But he was a young man, and the song of the lark made him blissfully happy, stirring the old longing that had accompanied him from Hammont. He felt as if someone were walking behind him with light footsteps, calling his name softly and tenderly.
When he stopped and turned to listen the voice stopped calling out, but when he turned back he felt the presence behind him again, as if it were trying to play a trick on him.
Hans Grimm, “Schlump.” 1928
They turned All Quiet On The Western Front into a Netflix movie, but the year before it was published, Schlump was out in print. It’s similar but not the same, about someone a lot younger than me now, who had the misfortune to be born just before my grandfather’s time and in a different country, so ending up in a trench in France with people like my grandfather, country boys from another country, trying to kill him every day.
I don’t know how that time was. But I’ve had the same feeling sometimes, that something young and happy is looking after me, but only when you’re out of doors, alone, in the sunlight.
And as soon as you stop to think, ‘So what actually is that?’ then it’s gone. I used to know it would be back. This cold, sodden, windy Spring it’s going to be a long time coming.
I was walking yesterday, up along an old path called Into The Light, along the road a little way then north towards the railway, along an old drove road, towards the house of someone I used to know.
A man was burning a tree fallen in the storms and the pheasants shot into the air as I walked along a cart track underneath where they’d roosted.

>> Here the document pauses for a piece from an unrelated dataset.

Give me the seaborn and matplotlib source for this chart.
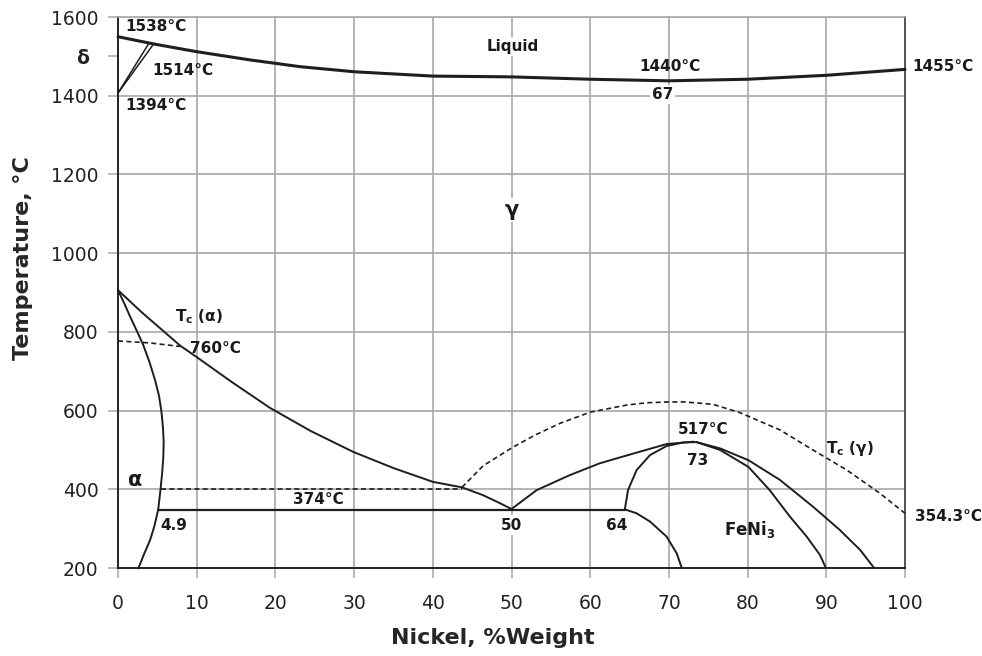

I went and talked to someone else who knew the same person and we didn’t mention her at all. I got back in the last of the light, out of the light and said hello to someone I didn’t know to stop an old man cycling into me in the dark.
Unwanted apples on a forgotten drove road. I think someone long ago threw away an apple core.
I thought about a poem I started years ago. I’ve never been able to finish it. I thought about a girl I used to know in Cornwall and I thought about the Spring coming and the old wartime things you sometimes discover walking here, still littering the fields and hedges after what, 70 years or something. Time moves at different speeds in some places, sometimes.
I don’t know whether to call this Walking With Blue or Last Defences. Let’s stick with the second one for now.